I always enjoy editing the first draft, the moment when the whole story arc is in place and it’s time to begin to fine-tune the plot and make the sentences more beautiful. It’s my favourite part of writing as the hard creative grind moves into a more playful phase. This time I also enjoyed that last round of edits as I had Charlotte with whom to discuss the process. I’m very glad I held the book back from submitting too early, by the time I entered the Caledonia Novel Award I had edited and polished the text several times, so I’m not sure I would do much differently.

What were the best – and worst! – pieces of advice you were given as you began writing your novel?

The best advice was probably hearing the saying, "You can’t edit a blank page". As writers we can get so hung up on text sounding exactly right that we can’t move on so it’s better to write a first draft and edit it afterwards. Having written a few novels now I know that the text will always come good on the third or fourth draft, however much of a mess it seems, and that helps to keep up the pace of writing. Someone once told me that the best writers get up early before the rest of the household and get their drafting in before anything else happens – it was the worst advice for me and made me thoroughly miserable because I’m a natural night owl and am definitely at my most creative in the middle of the night.

Which novelists have influenced your writing, and what are your go-to recommendations in both historical and gothic fiction?

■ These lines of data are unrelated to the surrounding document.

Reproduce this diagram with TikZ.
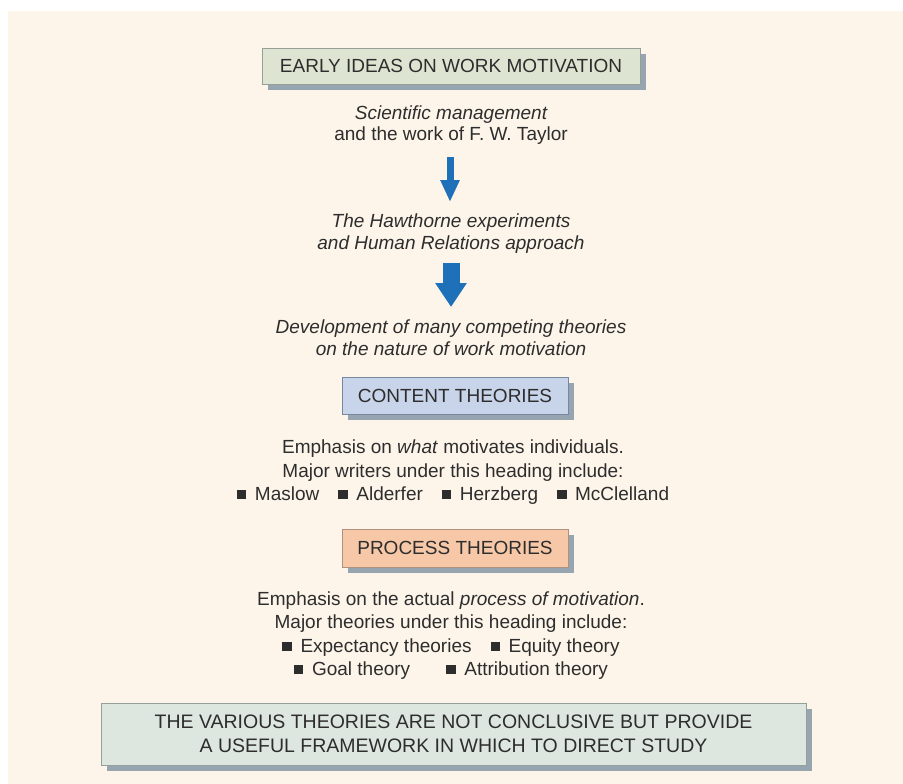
\documentclass[tikz,border=0pt]{standalone}
\usepackage{fontspec}
\setmainfont{Liberation Sans}
\usetikzlibrary{arrows.meta,shadows}
\definecolor{bgc}{RGB}{253,245,234}
\definecolor{txt}{RGB}{45,45,45}
\definecolor{arrowblue}{RGB}{30,112,185}
\definecolor{shadowc}{RGB}{150,165,175}
\definecolor{greenfill}{RGB}{221,229,210}
\definecolor{greendraw}{RGB}{150,160,150}
\definecolor{bluefill}{RGB}{200,212,234}
\definecolor{bluedraw}{RGB}{120,135,160}
\definecolor{peachfill}{RGB}{246,200,168}
\definecolor{peachdraw}{RGB}{175,145,125}
\definecolor{greyfill}{RGB}{222,230,224}
\definecolor{greydraw}{RGB}{150,160,155}
\newcommand{\sqb}{\rule[0.05em]{0.5em}{0.5em}}
\tikzset{
  boxbase/.style={draw, line width=0.8pt, text=txt, inner sep=0pt,
    drop shadow={shadow xshift=6pt, shadow yshift=-6pt, fill=shadowc, opacity=1}},
  gbox/.style={boxbase, fill=greenfill, draw=greendraw},
  bbox/.style={boxbase, fill=bluefill, draw=bluedraw},
  pbox/.style={boxbase, fill=peachfill, draw=peachdraw},
  ybox/.style={boxbase, fill=greyfill, draw=greydraw, align=center},
  line/.style={anchor=base, text=txt, inner sep=0pt},
  bigarrow/.style={arrowblue, line width=#1},
}
\begin{document}
\begin{tikzpicture}[x=1pt,y=-1pt,font=\fontsize{19}{23}\selectfont]
\useasboundingbox (0,0) rectangle (903,784);
\fill[bgc] (8,11) rectangle (903,784);

% boxes
\node[gbox, minimum width=378pt, minimum height=36pt] (b1) at (451,66) {EARLY IDEAS ON WORK MOTIVATION};
\node[bbox, minimum width=226pt, minimum height=37pt] (b2) at (455,395.5) {CONTENT THEORIES};
\node[pbox, minimum width=226pt, minimum height=38pt] (b3) at (455,548) {PROCESS THEORIES};
\node[ybox, minimum width=705pt, minimum height=62pt, font=\fontsize{19.5}{24}\selectfont] (b4) at (453.5,734)
  {THE VARIOUS THEORIES ARE NOT CONCLUSIVE BUT PROVIDE\\A USEFUL FRAMEWORK IN WHICH TO DIRECT STUDY};

% text lines
\node[line] (s1) at (451,120) {\itshape Scientific management};
\node[line] (s2) at (451,140) {and the work of F. W. Taylor};
\node[line] (h1) at (451,227) {\itshape The Hawthorne experiments};
\node[line] (h2) at (451,249) {\itshape and Human Relations approach};
\node[line] (d1) at (451,333) {\itshape Development of many competing theories};
\node[line] (d2) at (451,355) {\itshape on the nature of work motivation};

\node[line] (c1) at (453,453) {Emphasis on \textit{what} motivates individuals.};
\node[line] (c2) at (453,477) {Major writers under this heading include:};
\node[line] (c3) at (453,500) {\sqb\hspace{0.45em}Maslow\hspace{1em}\sqb\hspace{0.45em}Alderfer\hspace{1em}\sqb\hspace{0.45em}Herzberg\hspace{1em}\sqb\hspace{0.45em}McClelland};

\node[line] (p1) at (451,605) {Emphasis on the actual \textit{process of motivation}.};
\node[line] (p2) at (451,628) {Major theories under this heading include:};
\node[line] (p3) at (451,652) {\sqb\hspace{0.45em}Expectancy theories\hspace{1em}\sqb\hspace{0.45em}Equity theory};
\node[line] (p4) at (451,675) {\sqb\hspace{0.45em}Goal theory\hspace{1.9em}\sqb\hspace{0.45em}Attribution theory};

% arrows
\coordinate (a1s) at (450,157);
\coordinate (a1e) at (450,202);
\coordinate (a2s) at (451,263);
\coordinate (a2e) at (451,307);
\draw[bigarrow=7pt, -{Triangle[width=18pt,length=22pt]}] (a1s) -- (a1e);
\draw[bigarrow=17pt, -{Triangle[width=30pt,length=24pt]}] (a2s) -- (a2e);
\end{tikzpicture}
\end{document}
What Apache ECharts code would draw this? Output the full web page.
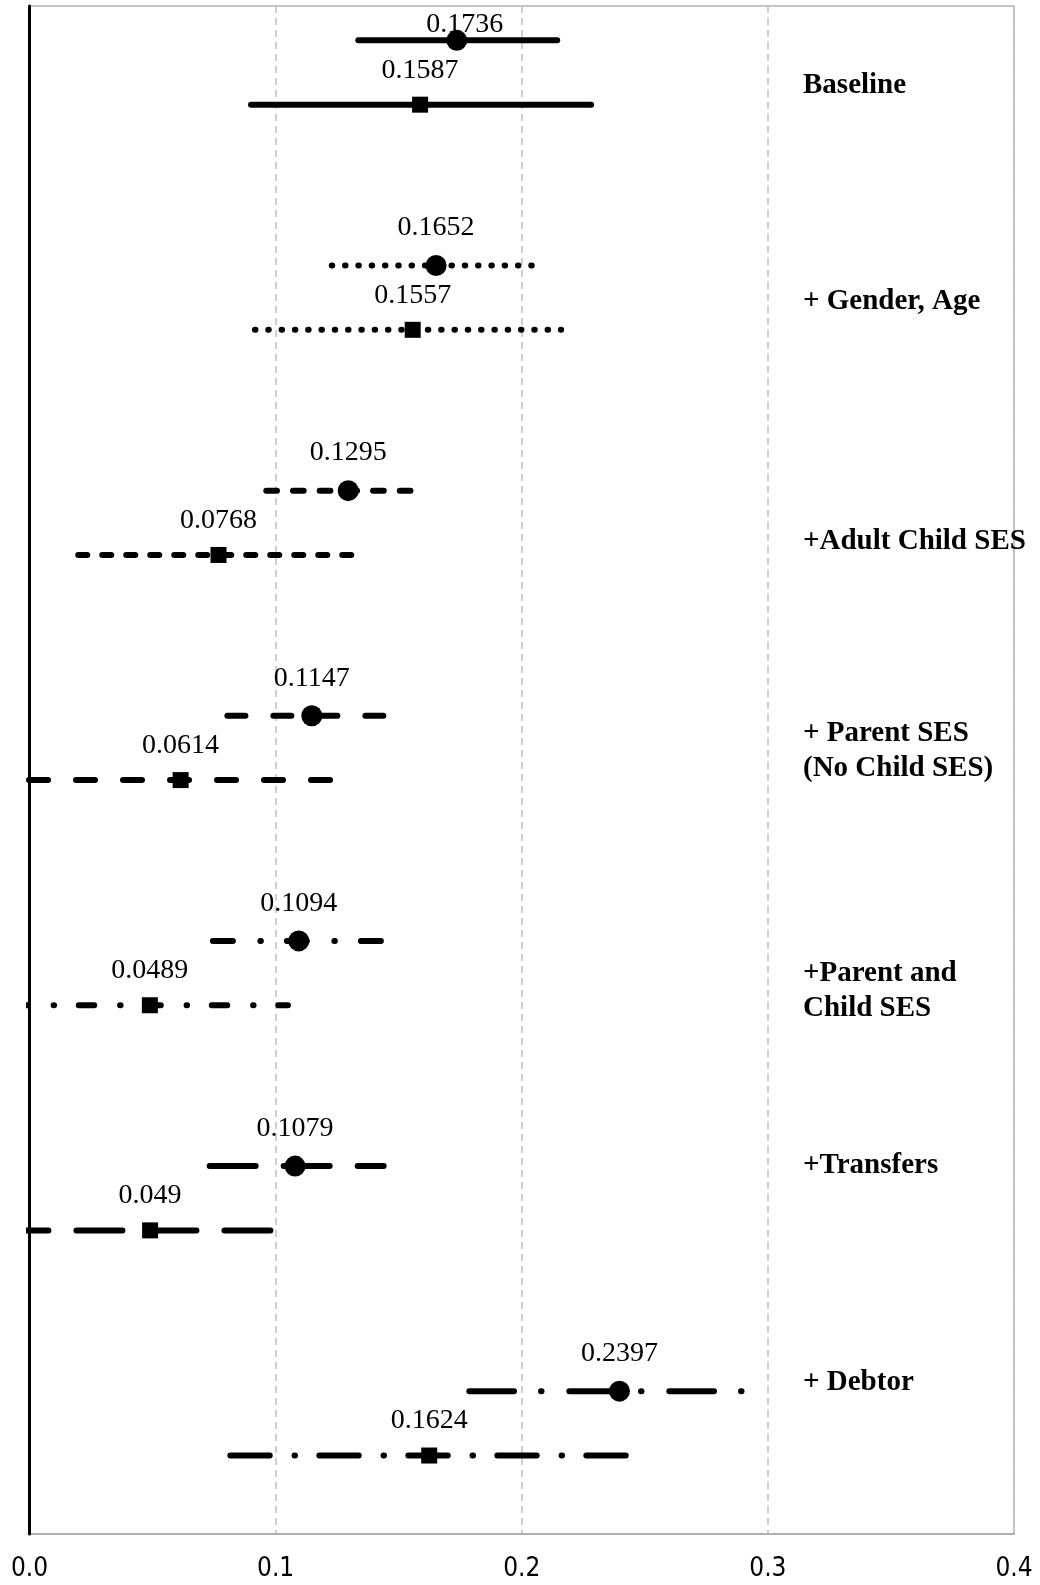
<!DOCTYPE html>
<html>
<head>
  <meta charset="UTF-8">
  <title>Estimates by model</title>
  <script src="https://cdn.jsdelivr.net/npm/echarts@6/dist/echarts.min.js"></script>
  <style>
    html, body { margin: 0; padding: 0; background: #fff; }
    #main { width: 1040px; height: 1585px; }
  </style>
</head>
<body>
<div id="main"></div>
<script type="text/javascript">
  // model groups, top to bottom
  var groups = ['Baseline', '+ Gender, Age', '+Adult Child SES', '+ Parent SES\n(No Child SES)',
    '+Parent and\nChild SES', '+Transfers', '+ Debtor'];

  // circle rows: point estimate and interval ends
  var circleEst = [0.1736, 0.1652, 0.1295, 0.1147, 0.1094, 0.1079, 0.2397];
  var circleLo = [0.1336, 0.1228, 0.0962, 0.0804, 0.0745, 0.0732, 0.1787];
  var circleHi = [0.2144, 0.2043, 0.1578, 0.1475, 0.1448, 0.1439, 0.2904];

  // square rows
  var squareEst = [0.1587, 0.1557, 0.0768, 0.0614, 0.0489, 0.049, 0.1624];
  var squareLo = [0.0900, 0.0916, 0.0198, -0.0002, -0.0070, -0.0110, 0.0816];
  var squareHi = [0.2282, 0.2160, 0.1333, 0.1230, 0.1050, 0.1090, 0.2432];

  var xTicks = [0, 0.1, 0.2, 0.3, 0.4];

  // line dash per group (circle row, square row)
  var dashCircle = [null, [0.5, 12.8], [10.7, 16], [18, 28], [20, 27.5, 0.5, 26], [46, 28], [44.7, 27, 0.5, 27.8]];
  var dashSquare = [null, [0.5, 12.8], [9, 15], [19, 28], [15.5, 25.8, 0.5, 24.7], [46, 28], [39.4, 24.8, 0.5, 24.3]];

  var GROUP_STEP = 3.5;
  function rowY(g, isSquare) { return g * GROUP_STEP + (isSquare ? 1 : 0); }

  var series = [];
  groups.forEach(function(name, g) {
    [false, true].forEach(function(sq) {
      var dash = sq ? dashSquare[g] : dashCircle[g];
      series.push({
        type: 'line',
        name: name + (sq ? ' (sq)' : ' (ci)'),
        showSymbol: false,
        symbol: 'none',
        silent: true,
        clip: true,
        z: 2,
        lineStyle: {
          color: '#000',
          width: 6,
          type: dash || 'solid',
          cap: 'round'
        },
        data: [
          [sq ? squareLo[g] : circleLo[g], rowY(g, sq)],
          [sq ? squareHi[g] : circleHi[g], rowY(g, sq)]
        ]
      });
    });
  });

  var labelFont = {
    fontFamily: "'Liberation Serif', 'DejaVu Serif', serif",
    fontSize: 28,
    lineHeight: 28,
    color: '#000'
  };

  series.push({
    type: 'scatter',
    name: 'circle',
    symbol: 'circle',
    symbolSize: 21,
    z: 4,
    itemStyle: { color: '#000', opacity: 1 },
    label: Object.assign({
      show: true,
      position: 'top',
      distance: 13,
      formatter: function(p) { return String(p.value[0]); }
    }, labelFont),
    data: circleEst.map(function(v, g) {
      var d = { value: [v, rowY(g, false)] };
      if (g === 0) d.label = { offset: [8, 22] };
      return d;
    })
  });

  series.push({
    type: 'scatter',
    name: 'square',
    symbol: 'rect',
    symbolSize: 16,
    z: 4,
    itemStyle: { color: '#000', opacity: 1 },
    label: Object.assign({
      show: true,
      position: 'top',
      distance: 12.5,
      formatter: function(p) { return String(p.value[0]); }
    }, labelFont),
    data: squareEst.map(function(v, g) {
      return { value: [v, rowY(g, true)] };
    })
  });

  // group names on the right
  var groupY = [86, 302, 542, 751.5, 991.5, 1166, 1383];
  var graphics = groups.map(function(name, g) {
    return {
      type: 'text',
      left: 803,
      top: groupY[g] - (name.indexOf('\n') >= 0 ? 35 : 17.5),
      z: 10,
      style: {
        text: name,
        font: "bold 29px 'Liberation Serif', 'DejaVu Serif', serif",
        lineHeight: 35,
        fill: '#000'
      }
    };
  });

  var option = {
    animation: false,
    backgroundColor: '#fff',
    grid: {
      left: 29.5,
      right: 26,
      top: 6,
      bottom: 51,
      show: true,
      borderColor: '#b4b4b4',
      borderWidth: 1.5
    },
    xAxis: {
      type: 'value',
      min: xTicks[0],
      max: xTicks[xTicks.length - 1],
      interval: 0.1,
      axisLine: { show: true, onZero: false, lineStyle: { color: '#a8a8a8', width: 1.5 } },
      axisTick: { show: false },
      axisLabel: {
        color: '#000',
        fontFamily: "'DejaVu Sans Condensed', 'Liberation Sans Narrow', 'Liberation Sans', sans-serif",
        fontSize: 26,
        margin: 22,
        formatter: function(v) { return v.toFixed(1); }
      },
      splitLine: {
        show: true,
        lineStyle: { color: '#c0c0c0', width: 1.5, type: [7, 5] }
      }
    },
    yAxis: {
      type: 'value',
      inverse: true,
      min: -0.534,
      max: 23.22,
      z: 5,
      axisLine: { show: true, onZero: false, lineStyle: { color: '#000', width: 3 } },
      axisTick: { show: false },
      axisLabel: { show: false },
      splitLine: { show: false }
    },
    graphic: graphics,
    series: series
  };

  var myChart = echarts.init(document.getElementById('main'));
  myChart.setOption(option);
</script>
</body>
</html>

I’m a huge fan of the Victorian novelists and I love strange and creepy tales. Sheridan le Fanu was my first in the gothic genre when I was a teenager and I still re-read his works, he’s a master of tension and short story. Thomas Hardy, Wilkie Collins, Dickens and Zola are favourites that I often re-read and I’m fond of Browning’s dramatic monologues. Current gothic writers I admire are Diane Setterfield, Bridget Collins and Jess Kidd. I was really delighted when Tonya Mitchell, author of The Arsenic Eater’s Wife, described The Small Museum as "perfect for fans of Jess Kidd" because her works are really enjoyable page-turners with memorable characters.

You signed a two-book deal with Allison & Busby - what can we look forward to from you next?

They bought the sequel to The Small Museum, which will come out in hardback next summer, just as the paperback releases. The audiobooks are currently being narrated. I’ve been working on a third, unrelated, Victorian gothic that I hope will be finished by the end of this year and I have several ideas for others in the same genre.

And finally, what advice would you give to anyone thinking of entering the Caledonia Novel Award 2025?

I would encourage anyone serious about their writing to enter. It’s such a well-respected award that many of the shortlisted authors receive attention from agents and publishers as well as the winner. Before entering, edit the text to make sure it’s as polished as possible to make the writing stand out. Good luck to this year’s entrants, I can’t wait to read the shortlist samples on the website.